— begin —

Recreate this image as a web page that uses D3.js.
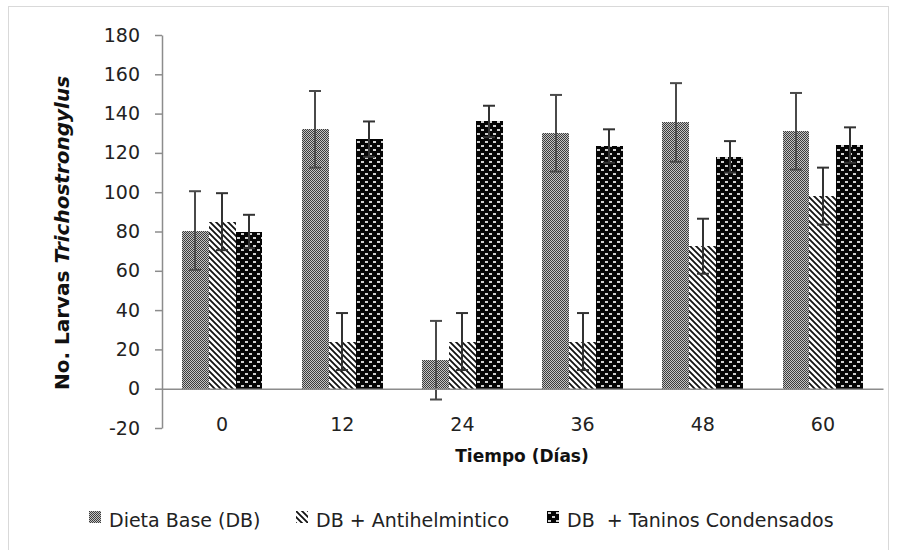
<!DOCTYPE html>
<html>
<head>
<meta charset="utf-8">
<script src="https://cdn.jsdelivr.net/npm/d3@7"></script>
<style>
  body { margin: 0; background: #fff; }
  text { font-family: "DejaVu Sans", sans-serif; }
</style>
</head>
<body>
<div id="chart"></div>
<script>
// values
const days = ["0", "12", "24", "36", "48", "60"];
const seriesNames = ["Dieta Base (DB)", "DB + Antihelmintico", "DB  + Taninos Condensados"];
const dietaBase = [80.5, 132, 14.5, 130, 135.5, 131];
const dietaBaseErr = [20, 19.5, 20, 19.5, 20, 19.5];
const antihelmintico = [85, 24, 24, 24, 72.5, 98];
const antihelminticoErr = [14.5, 14.5, 14.5, 14.5, 14, 14.5];
const taninos = [80, 127, 136, 123.5, 118, 124];
const taninosErr = [8.5, 9, 8, 8.5, 8, 9];
const yTicks = [-20, 0, 20, 40, 60, 80, 100, 120, 140, 160, 180];

const series = [
  {name: seriesNames[0], values: dietaBase, err: dietaBaseErr, fill: "url(#pDB)", errColor: "#4a4a4a"},
  {name: seriesNames[1], values: antihelmintico, err: antihelminticoErr, fill: "url(#pAH)", errColor: "#333"},
  {name: seriesNames[2], values: taninos, err: taninosErr, fill: "url(#pTC)", errColor: "#333"}
];

const W = 897, H = 550;
const svg = d3.select("#chart").append("svg")
    .attr("width", W)
    .attr("height", H);

// fill patterns (Excel style)
const defs = svg.append("defs");

const pDB = defs.append("pattern").attr("id", "pDB")
    .attr("patternUnits", "userSpaceOnUse").attr("width", 2).attr("height", 2);
pDB.append("rect").attr("width", 2).attr("height", 2).attr("fill", "#c4c4c4");
pDB.append("rect").attr("width", 1).attr("height", 1).attr("fill", "#3c3c3c");
pDB.append("rect").attr("x", 1).attr("y", 1).attr("width", 1).attr("height", 1).attr("fill", "#3c3c3c");

const pAH = defs.append("pattern").attr("id", "pAH")
    .attr("patternUnits", "userSpaceOnUse").attr("width", 6).attr("height", 6);
pAH.append("rect").attr("width", 6).attr("height", 6).attr("fill", "#fff");
pAH.append("path")
    .attr("d", "M-1,-1L7,7M-1,5L1,7M5,-1L7,1")
    .attr("stroke", "#111").attr("stroke-width", 1.8);

const pTC = defs.append("pattern").attr("id", "pTC")
    .attr("patternUnits", "userSpaceOnUse").attr("width", 8).attr("height", 8);
pTC.append("rect").attr("width", 8).attr("height", 8).attr("fill", "#050505");
pTC.append("rect").attr("x", 1).attr("y", 1).attr("width", 3).attr("height", 2).attr("fill", "#d0d0d0");
pTC.append("rect").attr("x", 5).attr("y", 5).attr("width", 3).attr("height", 2).attr("fill", "#d0d0d0");

// chart border
svg.append("rect")
    .attr("x", 8.5).attr("y", 6.5)
    .attr("width", 880).attr("height", 560)
    .attr("fill", "none").attr("stroke", "#d9d9d9");

const x0 = d3.scaleBand()
    .domain(days)
    .range([162, 883])
    .paddingInner(0.33)
    .paddingOuter(0.165);

const x1 = d3.scaleBand()
    .domain(d3.range(series.length))
    .range([0, x0.bandwidth()]);

const y = d3.scaleLinear()
    .domain([-20, 180])
    .range([428, 35]);

// y axis
const yAxis = svg.append("g")
    .attr("transform", "translate(162,0)")
    .call(d3.axisLeft(y).tickValues(yTicks).tickFormat(d => String(d))
        .tickSize(7).tickSizeOuter(0).tickPadding(15));
yAxis.selectAll("path, line").attr("stroke", "#8c8c8c").attr("stroke-width", 1.5);
yAxis.selectAll("text")
    .attr("font-family", "DejaVu Sans").attr("font-size", 19).attr("fill", "#222");

// bars (snapped to whole pixels so the fill patterns stay crisp)
const px = v => Math.round(v);
const rows = days.map((d, i) => series.map((s, k) => ({
  day: d, k, v: s.values[i], e: s.err[i], fill: s.fill, errColor: s.errColor
}))).flat();

svg.append("g").selectAll("rect")
    .data(rows)
    .join("rect")
    .attr("x", d => px(x0(d.day) + x1(d.k)))
    .attr("width", d => px(x0(d.day) + x1(d.k) + x1.bandwidth()) - px(x0(d.day) + x1(d.k)))
    .attr("y", d => px(y(Math.max(0, d.v))))
    .attr("height", d => px(y(0)) - px(y(Math.max(0, d.v))))
    .attr("fill", d => d.fill);

// error bars
const cx = d => px(x0(d.day) + x1(d.k) + x1.bandwidth() / 2);
const eb = svg.append("g").selectAll("g")
    .data(rows)
    .join("g")
    .attr("stroke", d => d.errColor)
    .attr("stroke-width", 2);

eb.append("line")
    .attr("x1", cx).attr("x2", cx)
    .attr("y1", d => y(d.v + d.e))
    .attr("y2", d => y(d.v - d.e));
eb.append("line")
    .attr("x1", d => cx(d) - 6).attr("x2", d => cx(d) + 6)
    .attr("y1", d => y(d.v + d.e))
    .attr("y2", d => y(d.v + d.e));
eb.append("line")
    .attr("x1", d => cx(d) - 6).attr("x2", d => cx(d) + 6)
    .attr("y1", d => y(d.v - d.e))
    .attr("y2", d => y(d.v - d.e));

// category axis at zero, labels at the bottom
const xAxis = svg.append("g")
    .attr("transform", `translate(0,${y(0)})`)
    .call(d3.axisBottom(x0).tickSize(0).tickSizeOuter(0).tickPadding(29));
xAxis.select(".domain").attr("stroke", "#8c8c8c").attr("stroke-width", 1.5);
xAxis.selectAll("text")
    .attr("font-family", "DejaVu Sans").attr("font-size", 19).attr("fill", "#222");

// axis titles
svg.append("text")
    .attr("x", 522).attr("y", 462)
    .attr("text-anchor", "middle")
    .attr("font-family", "DejaVu Sans Condensed")
    .attr("font-weight", "bold")
    .attr("font-size", 17)
    .attr("fill", "#111")
    .text("Tiempo (Días)");

const yt = svg.append("text")
    .attr("transform", "translate(69,233) rotate(-90)")
    .attr("text-anchor", "middle")
    .attr("font-family", "DejaVu Sans Condensed")
    .attr("font-weight", "bold")
    .attr("font-size", 20)
    .attr("fill", "#111");
yt.append("tspan").text("No. Larvas ");
yt.append("tspan").attr("font-style", "italic").text("Trichostrongylus");

// legend
const legendX = [89, 296, 547];
const legend = svg.append("g").selectAll("g")
    .data(series)
    .join("g")
    .attr("transform", (d, i) => `translate(${legendX[i]},511)`);
legend.append("rect")
    .attr("width", 12).attr("height", 12)
    .attr("fill", d => d.fill);
legend.append("text")
    .attr("x", 20).attr("y", 16)
    .attr("font-family", "DejaVu Sans")
    .attr("font-size", 19)
    .attr("fill", "#222")
    .style("white-space", "pre")
    .text(d => d.name);
</script>
</body>
</html>
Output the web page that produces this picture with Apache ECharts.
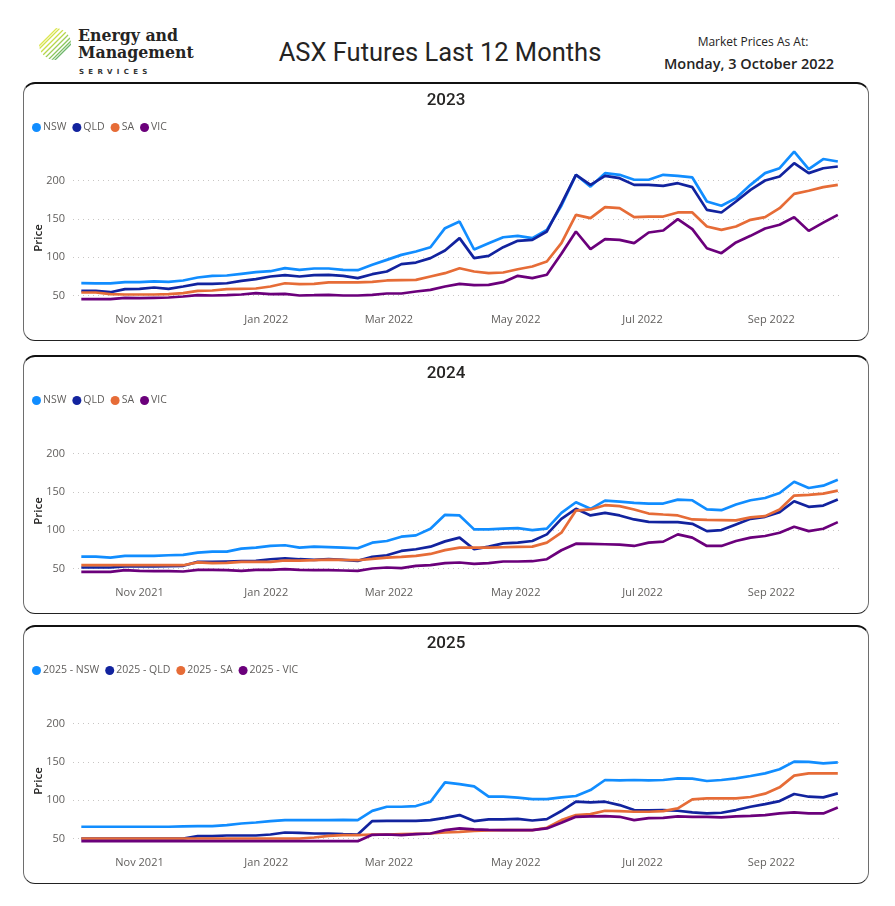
<!DOCTYPE html>
<html>
<head>
<meta charset="UTF-8">
<title>ASX Futures Last 12 Months</title>
<script src="https://cdn.jsdelivr.net/npm/echarts@6.0.0/dist/echarts.min.js"></script>
<style>
    body { margin: 0; background: #fff; width: 895px; height: 906px; position: relative; overflow: hidden; }
    .box { position: absolute; left: 24px; width: 844px; height: 257px; }
    .frame { position: absolute; left: 23px; width: 844px; height: 256px; border: 1px solid #6e6e6e; border-top: 2px solid #111; border-bottom: 1.5px solid #222; border-radius: 12px; pointer-events: none; }
    #logoText { position: absolute; left: 78px; top: 27px; font-family: "DejaVu Serif Condensed", "DejaVu Serif", serif; font-weight: bold; font-size: 17.5px; line-height: 17px; color: #252423; }
    #logoSub { position: absolute; left: 79px; top: 68px; font-family: "DejaVu Sans", sans-serif; font-weight: bold; font-size: 7px; letter-spacing: 4.3px; color: #333; }
    #mainTitle { position: absolute; left: 0; width: 880px; top: 37px; text-align: center; font-family: Roboto, sans-serif; font-size: 25.5px; color: #252423; }
    #asAt { position: absolute; left: 653px; width: 200px; top: 33px; text-align: center; font-family: "Open Sans", sans-serif; font-size: 12px; color: #252423; }
    #asAtDate { position: absolute; left: 649px; width: 200px; top: 54px; text-align: center; font-family: "Open Sans", sans-serif; font-weight: 600; font-size: 14.5px; color: #252423; }
</style>
</head>
<body>
<svg style="position:absolute;left:36px;top:25px" width="38" height="38" viewBox="0 0 38 38">
    <defs><clipPath id="c"><circle cx="19" cy="19" r="16"/></clipPath></defs>
    <g clip-path="url(#c)" stroke-width="1.3" stroke-linecap="round">
        <line x1="2" y1="30" x2="30" y2="2" stroke="#c9dd4a"/>
        <line x1="4" y1="33" x2="33" y2="4" stroke="#b6d64a"/>
        <line x1="7" y1="35" x2="35" y2="7" stroke="#9fcd55"/>
        <line x1="10" y1="37" x2="37" y2="10" stroke="#8cc55c"/>
        <line x1="0" y1="27" x2="27" y2="0" stroke="#d3e24a"/>
        <line x1="0" y1="24" x2="24" y2="0" stroke="#dde64f"/>
        <line x1="13" y1="38" x2="38" y2="13" stroke="#7bbd63"/>
        <line x1="16" y1="38" x2="38" y2="16" stroke="#6db66a"/>
    </g>
</svg>
<div id="logoText">Energy and<br>Management</div>
<div id="logoSub">SERVICES</div>
<div id="mainTitle">ASX Futures Last 12 Months</div>
<div id="asAt">Market Prices As At:</div>
<div id="asAtDate">Monday, 3 October 2022</div>

<div id="c2023" class="box" style="top:82px"></div>
<div class="frame" style="top:82px"></div>
<div id="c2024" class="box" style="top:355px"></div>
<div class="frame" style="top:355px"></div>
<div id="c2025" class="box" style="top:625px"></div>
<div class="frame" style="top:625px"></div>

<script type="text/javascript">
    // weekly settlement dates
    var dates = ['2021-10-04','2021-10-11','2021-10-18','2021-10-25','2021-11-01','2021-11-08','2021-11-15','2021-11-22','2021-11-29',
        '2021-12-06','2021-12-13','2021-12-20','2021-12-27','2022-01-03','2022-01-10','2022-01-17','2022-01-24','2022-01-31',
        '2022-02-07','2022-02-14','2022-02-21','2022-02-28','2022-03-07','2022-03-14','2022-03-21','2022-03-28','2022-04-04',
        '2022-04-11','2022-04-18','2022-04-25','2022-05-02','2022-05-09','2022-05-16','2022-05-23','2022-05-30','2022-06-06',
        '2022-06-13','2022-06-20','2022-06-27','2022-07-04','2022-07-11','2022-07-18','2022-07-25','2022-08-01','2022-08-08',
        '2022-08-15','2022-08-22','2022-08-29','2022-09-05','2022-09-12','2022-09-19','2022-09-26','2022-10-03'];
    var monthTicks = ['2021-11-01','2022-01-01','2022-03-01','2022-05-01','2022-07-01','2022-09-01'];
    var yTicks = [50, 100, 150, 200];

    // 2023 contracts
    var nsw23 = [66.1,65.7,65.7,67.4,67.4,68.3,67.8,69.6,73.5,75.7,76.1,78.3,80.4,81.7,85.7,83.5,85.2,85.2,83.5,83,90,96.5,103,107.4,113,
        137.8,146.5,110,118,126,127.8,124.8,135.6,167,207.4,192,209.6,207.4,201,201,207.4,206,204,172.6,167,177,194.3,209.6,216,237.8,214.8,228,224.8];
    var qld23 = [56,56,54.3,58.3,58.7,60.4,58.7,61.7,65.2,65.2,66,69,71.3,74.8,76.5,74.8,76.5,77,75.7,72.6,77.8,81.3,90.9,93,98.7,
        108.7,124.8,98.7,101.7,113,121.3,122.6,133.5,169.6,207.4,194.3,206,203,194.3,194.3,193,196.5,191.3,161.7,158.3,172.6,187.8,200,205.2,222.6,209.6,216,218.3];
    var sa23 = [53.9,53.9,51.7,51.3,51.3,51.3,51.7,53,56,56.5,58.3,58.7,59.1,61.7,66,64.8,65.2,67,67,67,67.8,69.6,70,70.4,74.8,
        79.1,85.6,81.3,79.1,80,84.3,87.8,94.3,118.3,155.2,150.9,165.2,163.9,152.2,153,153,158.3,158.3,140,135.6,140,148.7,152.2,163.9,182.6,186.6,191.3,194.3];
    var vic23 = [45.2,45.2,45.2,47,46.5,47,47.4,48.7,50.4,50,50.4,51.3,53,51.7,52.2,50,50.4,50.9,50,50,50.9,52.6,52.6,55.2,57.4,
        61.7,65.2,63.5,63.9,67.4,75.7,72.6,77,104.4,133.5,110.4,123.5,122.6,118.3,132.2,134.8,149.6,136.5,111.7,105.2,119.2,127.8,137.4,142.2,152.2,134.3,145,155.2];

    // 2024 contracts
    var nsw24 = [65.6,65.4,64.3,66.4,66.4,66.4,67.3,67.7,70.7,72,72,75.9,77.2,79.4,80.3,77.2,78.5,78,77.2,76.4,83.7,85.9,91.5,93.2,101.9,
        120,119.2,101,101,101.9,102.7,100,101.9,122.6,136.4,127.8,138.6,137.3,135.6,134.7,134.7,139.9,139,127,126.1,133.4,139,142,148.5,163.2,155,158,165.8];
    var qld24 = [51.3,51.3,51.3,52.6,52.6,52.6,53,53.5,58.6,58.6,59.1,59.5,59.9,62.1,63.4,62.1,61.2,62.1,61.2,59.9,65.1,67.3,72.9,75.1,78.5,
        85.4,90.2,75.1,78.5,82.8,83.7,85.9,94.5,114.8,127.8,119.2,122.6,119.2,114,110.9,110.5,110.5,108.3,98.8,100.1,107.5,114.8,117.4,123.5,137.7,130.4,132.1,139.9];
    var sa24 = [54.3,54.3,54.3,54.3,54.3,54.3,54.3,54.3,58,56.9,57.3,58.6,58.6,58.6,60.4,60.4,60.8,61.7,61.2,60.8,62.5,64.3,65.1,66.4,69,
        74,77.2,77.2,77.2,77.7,78.1,78.5,83.7,96.7,125.6,127,132.6,131.3,127,121.7,120.4,119.2,114,113.5,113.1,112.7,116.6,118.3,127,145.1,146,147.7,151.6];
    var vic24 = [45.7,45.7,45.7,47.8,47,46.5,46.5,46.1,48.3,48.3,47.8,47,48.3,48.3,49.1,48.3,47.8,47.8,47.4,47,50,51.3,50.4,53.5,54.3,
        57,57.8,56.1,56.9,59.1,59.1,59.5,62.1,73.8,82.4,82,81.6,81.1,79.4,83.7,85,94.5,90.2,79.4,79.4,85.9,90.2,92.4,96.7,104.5,98.8,101.9,110.5];

    // 2025 contracts
    var nsw25 = [65.3,65.3,65.3,65.3,65.3,65.3,65.3,65.7,66.1,66.1,67.4,69.6,70.9,72.7,74,74,74,74,74.4,74,86,91.4,91.4,92.3,98,
        123.2,121,118,104.5,104.5,103.2,101.4,101.4,103.6,105.4,113.2,126.3,125.9,126.3,125.9,126.3,128.5,128.1,125,126.3,128.5,131.5,135,140.3,150.3,149.9,148.1,149.4];
    var qld25 = [50,50,50,50,50,50,50,50,53.1,53.1,53.9,53.9,53.9,55.2,57.8,57.4,56.5,56.5,55.7,55.2,72.7,73.1,73.1,73.1,74,
        77,80.5,72.7,74.9,74.9,75.7,73.5,75.3,85.8,98,97.1,98,93.6,87.1,86.6,87.1,86.2,84,82.7,83.6,87.1,91.4,94.9,98.8,108,104.5,103.6,108.9];
    var sa25 = [50,50,50,50,50,50,50,50,50,50,50,50,50,50,50,50,51.3,53.5,54.4,54.4,55.2,55.2,55.7,56.1,56.5,
        57.8,58.7,60,60.5,60.9,60.9,60.9,64,74,80.5,81.8,86.2,85.8,84.9,84.9,85.8,89.2,101,102.3,102.3,102.3,104.1,108.5,116.7,132,135,135,135];
    var vic25 = [46.5,46.5,46.5,46.5,46.5,46.5,46.5,46.5,46.5,46.5,46.5,46.5,46.5,46.5,46.5,46.5,46.5,46.5,46.5,46.5,54.8,55.2,54.4,55.7,56.5,
        60.9,63.1,61.8,61.3,60.9,60.9,60.9,63.1,70.5,78.3,78.8,79.2,78.3,74,76.6,77,78.8,78.3,78.3,77.5,78.8,79.6,80.5,82.7,84,82.7,82.7,90.5];

    var colors = ['#118DFF', '#12239E', '#E66C37', '#6B007B'];
    var monthNames = ['Jan','Feb','Mar','Apr','May','Jun','Jul','Aug','Sep','Oct','Nov','Dec'];
    var font = '"Open Sans", "Noto Sans", sans-serif';

    function pairs(values) {
        return values.map(function (v, i) { return [Date.parse(dates[i]), v]; });
    }

    function makeChart(id, title, names, seriesValues) {
        var chart = echarts.init(document.getElementById(id));
        var series = names.map(function (n, i) {
            return {
                name: n,
                type: 'line',
                data: pairs(seriesValues[i]),
                showSymbol: false,
                clip: false,
                lineStyle: { width: 2.7, color: colors[i] },
                itemStyle: { color: colors[i] }
            };
        });
        chart.setOption({
            animation: false,
            title: {
                text: title, left: 'center', top: 5,
                textStyle: { fontFamily: 'Roboto, sans-serif', fontSize: 17, fontWeight: 500, color: '#252423' }
            },
            legend: {
                data: names, left: 8, top: 40, padding: 0,
                icon: 'circle', itemWidth: 9, itemHeight: 9, itemGap: 6,
                textStyle: { fontFamily: font, fontSize: 10.5, color: '#605E5C', padding: [0, 0, 0, -3] }
            },
            grid: { left: 49, right: 25, top: 98.5, height: 115, containLabel: false, outerBoundsMode: 'none' },
            xAxis: {
                type: 'value',
                min: Date.parse('2021-09-30'),
                max: Date.parse('2022-10-05') + 12 * 3600e3,
                axisLine: { show: false },
                axisTick: { show: false },
                splitLine: { show: false },
                axisLabel: {
                    customValues: monthTicks.map(function (d) { return Date.parse(d); }),
                    margin: 19,
                    fontFamily: font, fontSize: 11, color: '#605E5C',
                    formatter: function (v) {
                        var d = new Date(v);
                        return monthNames[d.getUTCMonth()] + ' ' + d.getUTCFullYear();
                    }
                }
            },
            yAxis: {
                type: 'value',
                min: yTicks[0], max: yTicks[yTicks.length - 1], interval: 50,
                name: 'Price', nameLocation: 'middle', nameGap: 28, nameRotate: 90, nameMoveOverlap: false,
                nameTextStyle: { fontFamily: font, fontSize: 11.5, fontWeight: 600, color: '#252423' },
                axisLine: { show: false },
                axisTick: { show: false },
                axisLabel: { margin: 8, fontFamily: font, fontSize: 11, color: '#605E5C' },
                splitLine: { lineStyle: { color: '#C8C6C4', type: [1, 4], width: 1 } }
            },
            series: series
        });
        return chart;
    }

    makeChart('c2023', '2023', ['NSW', 'QLD', 'SA', 'VIC'], [nsw23, qld23, sa23, vic23]);
    makeChart('c2024', '2024', ['NSW', 'QLD', 'SA', 'VIC'], [nsw24, qld24, sa24, vic24]);
    makeChart('c2025', '2025', ['2025 - NSW', '2025 - QLD', '2025 - SA', '2025 - VIC'], [nsw25, qld25, sa25, vic25]);
</script>
</body>
</html>
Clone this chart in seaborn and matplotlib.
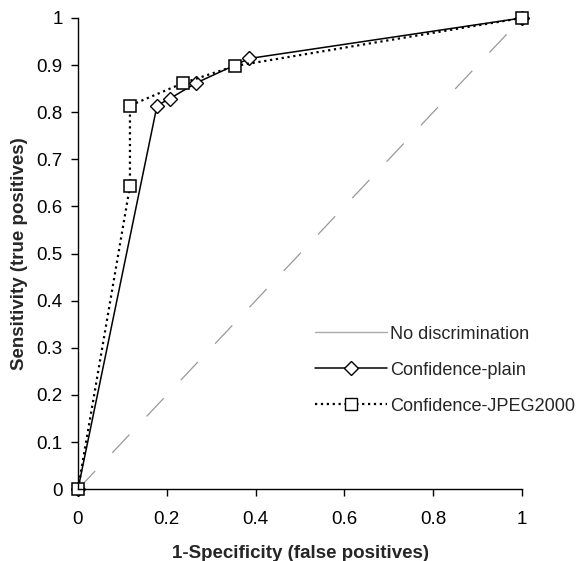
import matplotlib
matplotlib.use("Agg")
import matplotlib.pyplot as plt
import seaborn as sns
import pandas as pd
from matplotlib.lines import Line2D

sns.set_theme(style="ticks")
plt.rcParams['font.family'] = ['Liberation Sans', 'DejaVu Sans']

# Data
nodisc_x = [0.0, 1.0]
nodisc_y = [0.0, 1.0]
plain_x = [0.0, 0.178, 0.207, 0.266, 0.386, 1.0]
plain_y = [0.0, 0.814, 0.829, 0.862, 0.914, 1.0]
jpeg_x = [0.0, 0.117, 0.117, 0.237, 0.353, 1.0]
jpeg_y = [0.0, 0.643, 0.814, 0.862, 0.898, 1.0]
xticks = [0, 0.2, 0.4, 0.6, 0.8, 1]
yticks = [0, 0.1, 0.2, 0.3, 0.4, 0.5, 0.6, 0.7, 0.8, 0.9, 1]
tick_fmt = lambda v: "0" if v == 0 else ("1" if v == 1 else f"{v:g}")

FS = 13.5

fig = plt.figure(figsize=(5.82, 5.61), dpi=100)
ax = fig.add_axes([0.134, 0.128, 0.763, 0.840])

df_nd = pd.DataFrame({"x": nodisc_x, "y": nodisc_y})
df_pl = pd.DataFrame({"x": plain_x, "y": plain_y})
df_jp = pd.DataFrame({"x": jpeg_x, "y": jpeg_y})

sns.lineplot(data=df_nd, x="x", y="y", ax=ax, color="#999999", lw=0.9,
             sort=False, estimator=None)
ax.lines[-1].set_dashes([20, 20])
sns.lineplot(data=df_pl, x="x", y="y", ax=ax, color="black", lw=1.1,
             sort=False, estimator=None, marker="D", markersize=7,
             markerfacecolor="white", markeredgecolor="black",
             markeredgewidth=1.0)
sns.lineplot(data=df_jp, x="x", y="y", ax=ax, color="black", lw=1.6,
             sort=False, estimator=None, linestyle=":", marker="s",
             markersize=8.5, markerfacecolor="white", markeredgecolor="black",
             markeredgewidth=1.1)

ax.set_xlim(0, 1)
ax.set_ylim(0, 1)
ax.set_xticks(xticks)
ax.set_xticklabels([tick_fmt(v) for v in xticks])
ax.set_yticks(yticks)
ax.set_yticklabels([tick_fmt(v) for v in yticks])
ax.tick_params(axis="both", direction="out", length=5, width=1, colors="black",
               labelsize=FS)
ax.tick_params(axis="x", pad=11)
ax.tick_params(axis="y", pad=6)
for s in ["top", "right"]:
    ax.spines[s].set_visible(False)
for s in ["left", "bottom"]:
    ax.spines[s].set_color("black")
    ax.spines[s].set_linewidth(1)
for ln in ax.lines:
    ln.set_clip_on(False)

ax.set_xlabel("1-Specificity (false positives)", fontsize=FS, fontweight="bold")
ax.set_ylabel("Sensitivity (true positives)", fontsize=FS, fontweight="bold")
ax.xaxis.set_label_coords(0.5, -0.118)
ax.yaxis.set_label_coords(-0.112, 0.5)

handles = [
    Line2D([], [], color="#aaaaaa", lw=1),
    Line2D([], [], color="black", lw=1.1, marker="D", markersize=7,
           markerfacecolor="white", markeredgecolor="black"),
    Line2D([], [], color="black", lw=1.6, linestyle=":", marker="s", markersize=8.5,
           markerfacecolor="white", markeredgecolor="black"),
]
labels = ["No discrimination", "Confidence-plain", "Confidence-JPEG2000"]
fig.legend(handles, labels, loc="upper left", bbox_to_anchor=(0.541, 0.4197),
           frameon=False, fontsize=13.1, handlelength=3.95, handletextpad=0.2,
           labelspacing=1.05, borderpad=0, borderaxespad=0)

fig.savefig("out.png", dpi=100)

— end —

**PROBLEM**.
Above are some records; quote exactly and only the lines that begin at the line containing "Clone this chart in seaborn and matplotlib." and stop after the line containing "plt.rcParams['font.family'] = ['Liberation", leaving out the pictures.

**IN RESPONSE**.
Clone this chart in seaborn and matplotlib.
import matplotlib
matplotlib.use("Agg")
import matplotlib.pyplot as plt
import seaborn as sns
import pandas as pd
from matplotlib.lines import Line2D

sns.set_theme(style="ticks")
plt.rcParams['font.family'] = ['Liberation Sans', 'DejaVu Sans']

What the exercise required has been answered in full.